Set problem: Leave the pictures out and quote every line from the start of the listing to the line with "const xEnd = 10.62;", inclusive.
□ □ □ □ □
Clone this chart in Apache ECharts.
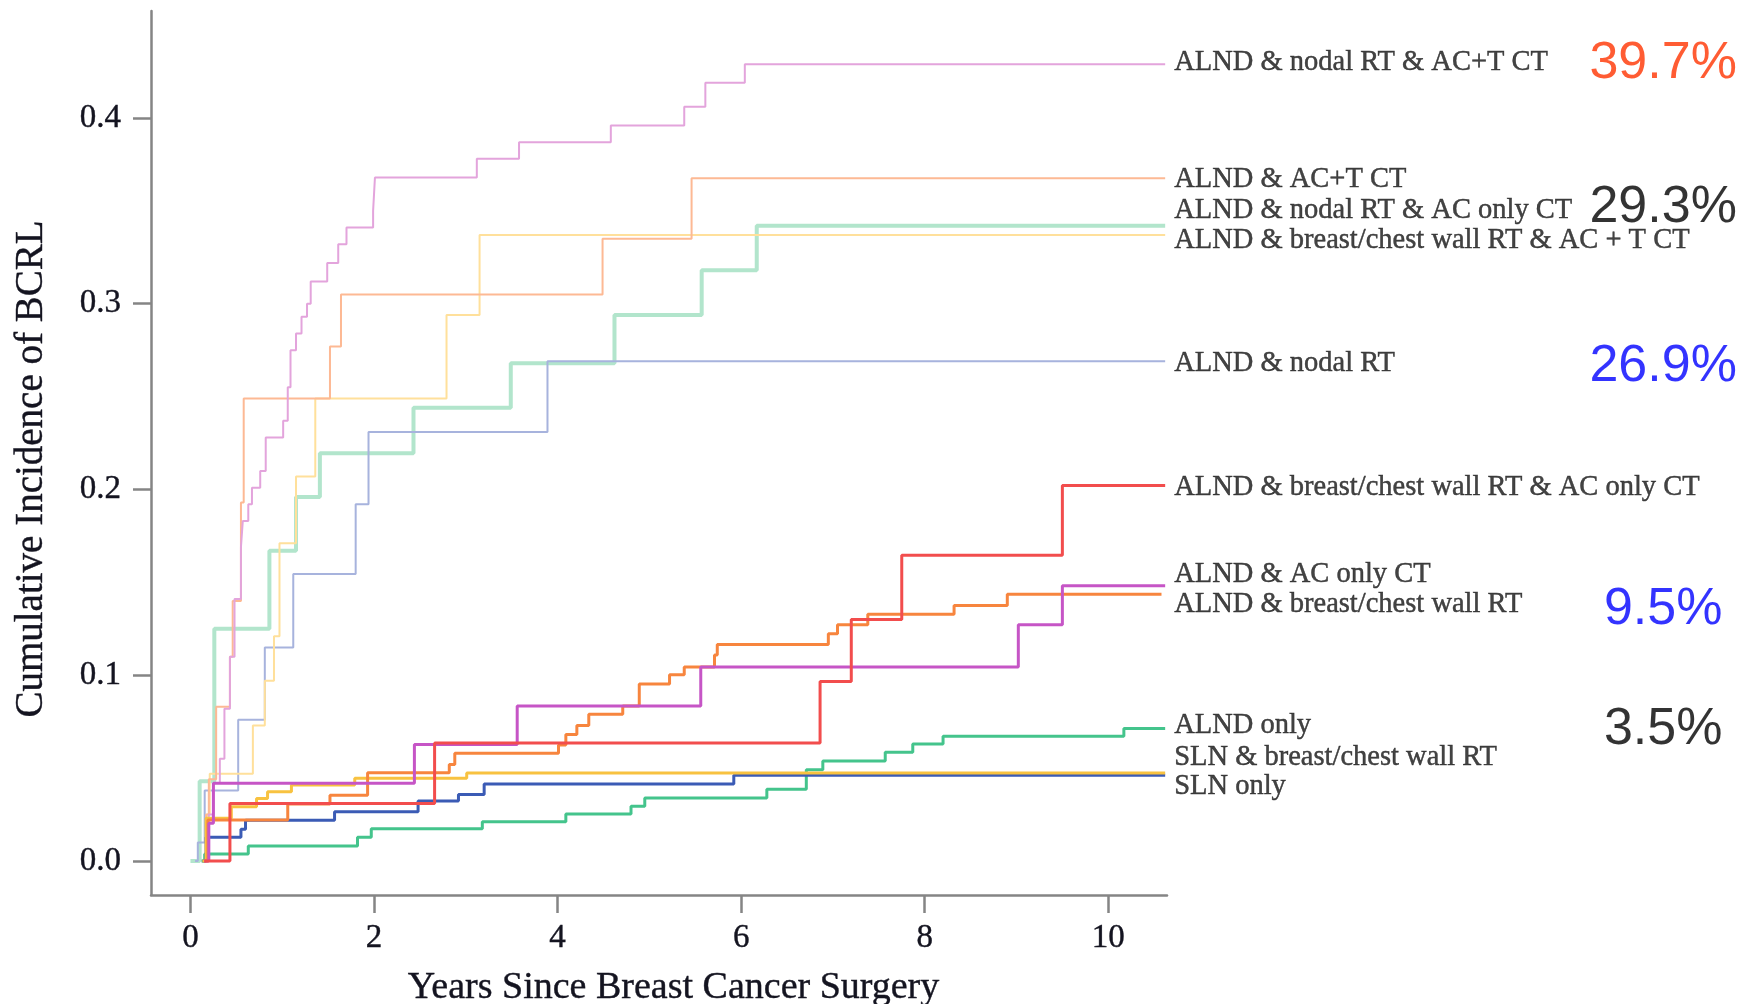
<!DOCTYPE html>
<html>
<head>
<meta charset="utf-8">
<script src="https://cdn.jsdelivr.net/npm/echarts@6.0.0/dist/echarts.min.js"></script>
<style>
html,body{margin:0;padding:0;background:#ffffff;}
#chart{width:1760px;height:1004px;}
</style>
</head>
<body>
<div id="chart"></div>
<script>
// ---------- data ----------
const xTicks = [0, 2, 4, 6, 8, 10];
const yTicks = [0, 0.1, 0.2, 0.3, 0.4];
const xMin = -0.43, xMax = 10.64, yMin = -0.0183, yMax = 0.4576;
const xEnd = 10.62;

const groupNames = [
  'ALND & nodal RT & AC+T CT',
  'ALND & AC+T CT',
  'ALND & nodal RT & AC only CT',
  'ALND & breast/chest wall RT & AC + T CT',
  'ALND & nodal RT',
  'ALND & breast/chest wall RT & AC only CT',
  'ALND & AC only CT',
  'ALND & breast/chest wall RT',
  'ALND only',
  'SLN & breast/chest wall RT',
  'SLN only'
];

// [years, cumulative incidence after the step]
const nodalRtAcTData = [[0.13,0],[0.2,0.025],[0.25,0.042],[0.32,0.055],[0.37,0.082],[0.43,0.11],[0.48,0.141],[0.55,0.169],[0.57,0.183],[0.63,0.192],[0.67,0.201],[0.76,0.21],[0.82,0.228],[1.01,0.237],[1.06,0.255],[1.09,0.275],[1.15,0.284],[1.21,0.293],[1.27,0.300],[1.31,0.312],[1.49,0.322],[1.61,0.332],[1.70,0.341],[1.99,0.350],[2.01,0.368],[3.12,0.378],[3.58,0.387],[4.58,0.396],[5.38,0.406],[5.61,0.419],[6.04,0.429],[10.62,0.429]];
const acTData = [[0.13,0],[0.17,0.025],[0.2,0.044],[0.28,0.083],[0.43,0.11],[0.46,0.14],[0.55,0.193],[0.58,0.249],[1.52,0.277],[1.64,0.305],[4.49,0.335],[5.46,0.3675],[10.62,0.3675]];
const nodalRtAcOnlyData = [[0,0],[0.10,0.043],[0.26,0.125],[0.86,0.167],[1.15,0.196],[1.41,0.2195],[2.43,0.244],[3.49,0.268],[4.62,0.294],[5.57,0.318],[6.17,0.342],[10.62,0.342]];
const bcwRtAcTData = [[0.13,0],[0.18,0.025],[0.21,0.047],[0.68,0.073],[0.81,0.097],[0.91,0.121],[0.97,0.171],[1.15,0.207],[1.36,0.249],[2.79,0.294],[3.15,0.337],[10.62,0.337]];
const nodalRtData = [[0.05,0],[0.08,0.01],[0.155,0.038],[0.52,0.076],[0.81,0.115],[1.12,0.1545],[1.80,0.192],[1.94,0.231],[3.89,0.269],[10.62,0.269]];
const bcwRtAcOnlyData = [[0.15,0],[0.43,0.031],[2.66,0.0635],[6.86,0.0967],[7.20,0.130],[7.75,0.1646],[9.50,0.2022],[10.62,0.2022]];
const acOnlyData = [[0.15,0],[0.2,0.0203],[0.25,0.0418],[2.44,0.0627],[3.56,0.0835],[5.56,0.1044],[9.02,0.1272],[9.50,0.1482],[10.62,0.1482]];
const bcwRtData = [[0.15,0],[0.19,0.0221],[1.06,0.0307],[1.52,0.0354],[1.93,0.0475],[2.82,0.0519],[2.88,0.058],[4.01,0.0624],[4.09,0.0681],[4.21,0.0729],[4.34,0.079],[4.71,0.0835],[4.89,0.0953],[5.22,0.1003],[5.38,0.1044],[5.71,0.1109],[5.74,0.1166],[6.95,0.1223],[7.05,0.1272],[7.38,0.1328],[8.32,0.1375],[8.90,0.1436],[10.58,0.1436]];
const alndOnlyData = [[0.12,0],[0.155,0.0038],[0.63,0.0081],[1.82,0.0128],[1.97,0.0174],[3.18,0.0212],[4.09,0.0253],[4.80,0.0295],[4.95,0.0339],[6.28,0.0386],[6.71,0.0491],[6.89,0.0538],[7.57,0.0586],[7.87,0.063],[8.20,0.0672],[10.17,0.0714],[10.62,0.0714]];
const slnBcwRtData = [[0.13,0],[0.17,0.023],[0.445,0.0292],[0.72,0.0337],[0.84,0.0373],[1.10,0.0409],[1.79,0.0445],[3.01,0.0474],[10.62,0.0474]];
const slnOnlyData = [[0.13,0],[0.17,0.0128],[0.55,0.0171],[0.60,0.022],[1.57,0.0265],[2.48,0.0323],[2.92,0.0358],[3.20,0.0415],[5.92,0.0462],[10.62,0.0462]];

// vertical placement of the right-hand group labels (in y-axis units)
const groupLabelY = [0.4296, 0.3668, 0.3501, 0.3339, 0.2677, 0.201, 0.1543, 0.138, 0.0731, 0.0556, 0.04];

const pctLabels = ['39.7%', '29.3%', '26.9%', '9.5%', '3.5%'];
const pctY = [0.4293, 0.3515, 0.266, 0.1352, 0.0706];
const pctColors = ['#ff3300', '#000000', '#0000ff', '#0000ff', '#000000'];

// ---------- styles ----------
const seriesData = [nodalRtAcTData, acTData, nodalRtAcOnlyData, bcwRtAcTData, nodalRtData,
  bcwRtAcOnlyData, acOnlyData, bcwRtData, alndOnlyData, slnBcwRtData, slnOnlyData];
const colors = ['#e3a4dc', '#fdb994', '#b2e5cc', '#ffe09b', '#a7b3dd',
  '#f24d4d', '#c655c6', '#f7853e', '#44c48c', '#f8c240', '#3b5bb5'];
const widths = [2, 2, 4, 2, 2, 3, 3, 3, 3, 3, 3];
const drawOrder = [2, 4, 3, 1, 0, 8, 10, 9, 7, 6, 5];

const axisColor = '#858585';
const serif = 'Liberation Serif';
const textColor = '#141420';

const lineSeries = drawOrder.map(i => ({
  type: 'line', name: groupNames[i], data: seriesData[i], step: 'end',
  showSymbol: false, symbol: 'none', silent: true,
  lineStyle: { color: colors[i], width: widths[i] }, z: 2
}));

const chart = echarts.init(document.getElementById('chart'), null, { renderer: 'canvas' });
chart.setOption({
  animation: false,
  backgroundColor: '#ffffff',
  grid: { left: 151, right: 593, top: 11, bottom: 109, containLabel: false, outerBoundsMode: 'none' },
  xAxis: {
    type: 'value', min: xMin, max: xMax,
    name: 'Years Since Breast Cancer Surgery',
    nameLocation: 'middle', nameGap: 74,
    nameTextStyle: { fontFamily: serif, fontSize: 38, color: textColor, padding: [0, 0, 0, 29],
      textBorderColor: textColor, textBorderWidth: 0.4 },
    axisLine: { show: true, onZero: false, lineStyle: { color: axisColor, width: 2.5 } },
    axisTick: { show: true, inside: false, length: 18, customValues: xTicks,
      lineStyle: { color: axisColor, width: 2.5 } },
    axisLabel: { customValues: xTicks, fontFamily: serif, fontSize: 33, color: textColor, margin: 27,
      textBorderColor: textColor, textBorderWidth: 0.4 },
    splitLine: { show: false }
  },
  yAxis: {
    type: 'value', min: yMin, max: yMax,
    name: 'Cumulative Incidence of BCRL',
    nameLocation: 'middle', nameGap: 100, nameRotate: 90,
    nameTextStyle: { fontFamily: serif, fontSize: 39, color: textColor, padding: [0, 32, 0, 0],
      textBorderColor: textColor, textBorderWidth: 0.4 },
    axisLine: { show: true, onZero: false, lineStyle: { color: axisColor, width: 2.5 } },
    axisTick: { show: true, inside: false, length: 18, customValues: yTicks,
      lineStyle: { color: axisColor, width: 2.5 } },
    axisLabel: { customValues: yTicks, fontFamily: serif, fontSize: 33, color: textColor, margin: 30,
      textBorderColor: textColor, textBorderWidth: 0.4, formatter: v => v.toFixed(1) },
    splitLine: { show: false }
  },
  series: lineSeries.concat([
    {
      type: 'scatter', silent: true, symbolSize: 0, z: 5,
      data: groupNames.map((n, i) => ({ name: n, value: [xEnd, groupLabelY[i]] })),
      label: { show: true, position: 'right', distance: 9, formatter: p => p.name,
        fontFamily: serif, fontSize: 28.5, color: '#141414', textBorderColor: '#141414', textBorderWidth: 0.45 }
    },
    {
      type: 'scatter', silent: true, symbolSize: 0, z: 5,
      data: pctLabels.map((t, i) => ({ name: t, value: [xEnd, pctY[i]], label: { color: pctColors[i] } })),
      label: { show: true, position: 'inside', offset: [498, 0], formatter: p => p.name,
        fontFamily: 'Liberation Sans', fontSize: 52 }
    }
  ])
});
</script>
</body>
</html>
□ □ □ □ □
Complete output:
Clone this chart in Apache ECharts.
<!DOCTYPE html>
<html>
<head>
<meta charset="utf-8">
<script src="https://cdn.jsdelivr.net/npm/echarts@6.0.0/dist/echarts.min.js"></script>
<style>
html,body{margin:0;padding:0;background:#ffffff;}
#chart{width:1760px;height:1004px;}
</style>
</head>
<body>
<div id="chart"></div>
<script>
// ---------- data ----------
const xTicks = [0, 2, 4, 6, 8, 10];
const yTicks = [0, 0.1, 0.2, 0.3, 0.4];
const xMin = -0.43, xMax = 10.64, yMin = -0.0183, yMax = 0.4576;
const xEnd = 10.62;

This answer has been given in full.